Lay a piece of plastic film on your wetout table and lay the glass cloth on that. Do your wetting out there - you probably already do it like this because I don’t know too many guys with sacrificial tables. :slight_smile:

Put the board down onto the wet glass & plastic. Reach across the board to the far side of the plastic film & grab the edge. Put 2 or 3 pieces of blue tape to hold the plastic on the far side to your board. Grab the far rail with th eplastic taped to it & turn your board back over so the glass & plastic are on the top. Pull the tape & remove the plastic…

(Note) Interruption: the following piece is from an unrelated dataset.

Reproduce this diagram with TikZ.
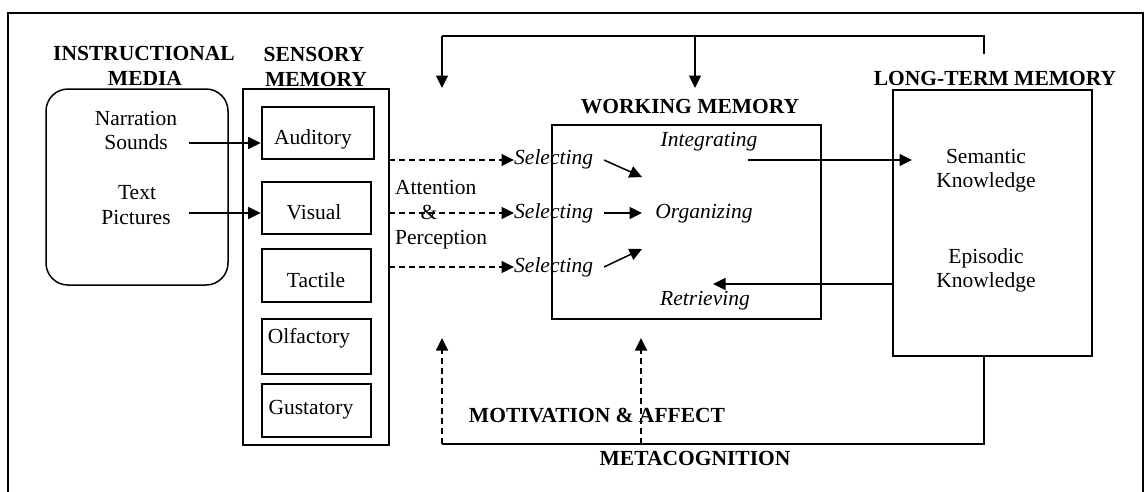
\documentclass[tikz,border=0pt]{standalone}
\usepackage{fontspec}
\setmainfont{Liberation Serif}
\usetikzlibrary{arrows.meta}
\begin{document}
\begin{tikzpicture}[x=1pt,y=-1pt,
  font=\fontsize{21.5}{25}\selectfont,
  thinbox/.style={draw, line width=1.5pt, inner sep=0pt},
  thickbox/.style={draw, line width=2.8pt, inner sep=0pt},
  txt/.style={inner sep=0pt, anchor=base},
  itxt/.style={txt, font=\fontsize{21.5}{25}\selectfont\itshape},
  btxt/.style={txt, font=\fontsize{21.5}{25}\selectfont\bfseries},
  arr/.style={line width=1.5pt, -{Triangle[length=12.5pt,width=12pt]}},
  darr/.style={arr, dash pattern=on 6pt off 4pt},
  conn/.style={line width=1.5pt},
  framestyle/.style={line width=1.2pt}
]
\useasboundingbox (0,0) rectangle (1144,491);
\draw[framestyle] (8,495) -- (8,13) -- (1143,13) -- (1143,495);

% titles
\node[btxt] (imt1) at (144,60) {INSTRUCTIONAL};
\node[btxt] (imt2) at (145,85) {MEDIA};
\node[btxt] (smt1) at (314,61) {SENSORY};
\node[btxt] (smt2) at (316,86) {MEMORY};
\node[btxt] (wmt) at (690,113) {WORKING MEMORY};
\node[btxt] (ltmt) at (995,85) {LONG-TERM MEMORY};
\node[btxt] (mat) at (597,422) {MOTIVATION \& AFFECT};
\node[btxt] (mct) at (695,465) {METACOGNITION};

% boxes
\node[thinbox, rounded corners=22pt, minimum width=182pt, minimum height=196pt] (media) at (137,187) {};
\node[thickbox, minimum width=146pt, minimum height=356pt] (sens) at (316,267) {};
\node[thickbox, minimum width=112pt, minimum height=52pt] (aud) at (318,133) {};
\node[thickbox, minimum width=109pt, minimum height=52pt] (vis) at (316.5,208) {};
\node[thickbox, minimum width=109pt, minimum height=53pt] (tac) at (316.5,275.5) {};
\node[thickbox, minimum width=109pt, minimum height=55pt] (olf) at (316.5,346.5) {};
\node[thickbox, minimum width=109pt, minimum height=53pt] (gus) at (316.5,410.5) {};
\node[thickbox, minimum width=269pt, minimum height=194pt] (wm) at (686.5,222) {};
\node[thinbox, minimum width=199pt, minimum height=266pt] (ltm) at (992.5,223) {};

% texts
\node[txt] (narr) at (136,125) {Narration};
\node[txt] (snd) at (136,149) {Sounds};
\node[txt] (text) at (137,199) {Text};
\node[txt] (pict) at (136,224) {Pictures};
\node[txt] (audt) at (313,144) {Auditory};
\node[txt] (vist) at (314,219) {Visual};
\node[txt] (tact) at (316,287) {Tactile};
\node[txt] (olft) at (309,343) {Olfactory};
\node[txt] (gust) at (311,414) {Gustatory};
\node[txt, anchor=base west] (att) at (395,194) {Attention};
\node[txt] (amp) at (429,219) {\&};
\node[txt, anchor=base west] (perc) at (395,244) {Perception};
\node[itxt, anchor=base west] (sel1) at (514,164) {Selecting};
\node[itxt, anchor=base west] (sel2) at (514,218) {Selecting};
\node[itxt, anchor=base west] (sel3) at (514,272) {Selecting};
\node[itxt] (integ) at (709,146) {Integrating};
\node[itxt] (organ) at (704,218) {Organizing};
\node[itxt] (retr) at (705,305) {Retrieving};
\node[txt] (sem1) at (986,163) {Semantic};
\node[txt] (sem2) at (986,187) {Knowledge};
\node[txt] (epi1) at (986,263) {Episodic};
\node[txt] (epi2) at (986,287) {Knowledge};

% coordinates
\coordinate (a1) at (189,143);
\coordinate (a2) at (189,213);
\coordinate (d1) at (389,160);
\coordinate (d2) at (389,213);
\coordinate (d3) at (389,267);
\coordinate (s1) at (604,160);
\coordinate (s2) at (604,213);
\coordinate (s3) at (604,267);
\coordinate (o1) at (642,177);
\coordinate (o2) at (642,213);
\coordinate (o3) at (642,249);
\coordinate (i1) at (748,160);
\coordinate (i2) at (912,160);
\coordinate (r1) at (893,284);
\coordinate (r2) at (713,284);
\coordinate (t0) at (984,54);
\coordinate (t1) at (984,36);
\coordinate (t2) at (442,36);
\coordinate (t3) at (442,88);
\coordinate (t4) at (695,36);
\coordinate (t5) at (695,88);
\coordinate (b0) at (984,356);
\coordinate (b1) at (984,444);
\coordinate (b2) at (442,444);
\coordinate (b3) at (442,338);
\coordinate (b4) at (641,444);
\coordinate (b5) at (641,338);

% connectors
\draw[arr] (a1) -- (a1 -| aud.west);
\draw[arr] (a2) -- (a2 -| vis.west);
\draw[darr] (d1) -- (d1 -| sel1.west);
\draw[darr] (d2) -- (d2 -| sel2.west);
\draw[darr] (d3) -- (d3 -| sel3.west);
\draw[arr] (s1) -- (o1);
\draw[arr] (s2) -- (o2);
\draw[arr] (s3) -- (o3);
\draw[arr] (i1) -- (i2);
\draw[arr] (r1) -- (r2);
\draw[conn] (t0) -- (t1) -- (t2);
\draw[arr] (t2) -- (t3);
\draw[arr] (t4) -- (t5);
\draw[conn] (b0) -- (b1) -- (b2);
\draw[darr] (b2) -- (b3);
\draw[darr] (b4) -- (b5);
\end{tikzpicture}
\end{document}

Works every time. Even on 12’ers. :slight_smile:

Same technique for the inside glass except the balsa is on the plastic and glass on balsa (like the video).

The flip technique works wonders

If you are really adventurous build the entire glass+wood+glass sandwich on the wet out table and apply them all using this technique and then vac using perforated release and a blotter.

Thanks guys. I’ll give that method a shot next time. For the bottom I actually folded the glass up and wetted it out in a little tupperware container. Never going that way again unless Bert let’s us in on his secret of unfolding the whole mess cleanly (this method left me with a bunch of loose strands). For the top I tried to wet it out on my kitchen table (yes, with a plastic sheet underneath) and was going to flip the whole thing onto the board but I was afraid of the excess resin dripping everywhere off of the plastic. Next time I’ll do it where I don’t mind making a mess!

When doing the skins, do you have to do a double flip? One to flip the glass onto the balsa after wet out, and one to flip the glass/balsa onto the board? I didn’t do a test, but the balsa didn’t seem to soak up much resin. Can you just wet out the glass directly on the balsa?

For bagging the exterior glass, how large do you make your laps? Seems like you could run into a bunch of problems with the laps getting bunched up if you don’t do it just right. I had planned the bag the exterior glass on this one but decided to do it conventionally at the last second. The board had come out pretty good up to that stage and I was afraid I might botch it by attempting the bag.

For all those out there that are trying to plan out every stage before making the leap… just get started. I was surprised by how much room for error there was in this process.

I don’t double flip for skins. I wet out the glass on plastic, flip that onto the blank, pull off the plastic & lay on the skin’s core (balsa, d-cell, or veneer). Seems like if the glass is already smooth on the blank, I can jimmy the skin around a little if I need to until its straight, but if I had the glass on the skin, it’d be trying to stick to the blank or peeling off the underside of the skin and making it hard to align. And maybe wrinkling under there.

Good call Benny. You’re right – the accuracy of the skin is much more important than the accuracy of the glass.

I’ve got two more blanks waiting for me but I’m in the process of moving right now and don’t have a bay set up yet. Can’t wait to get started on them with all that I’ve learned from this first one.

The one thing I’m still really curious about is how people are going about bagging the exterior glass. My conventional glass jobs always leave much to be desired!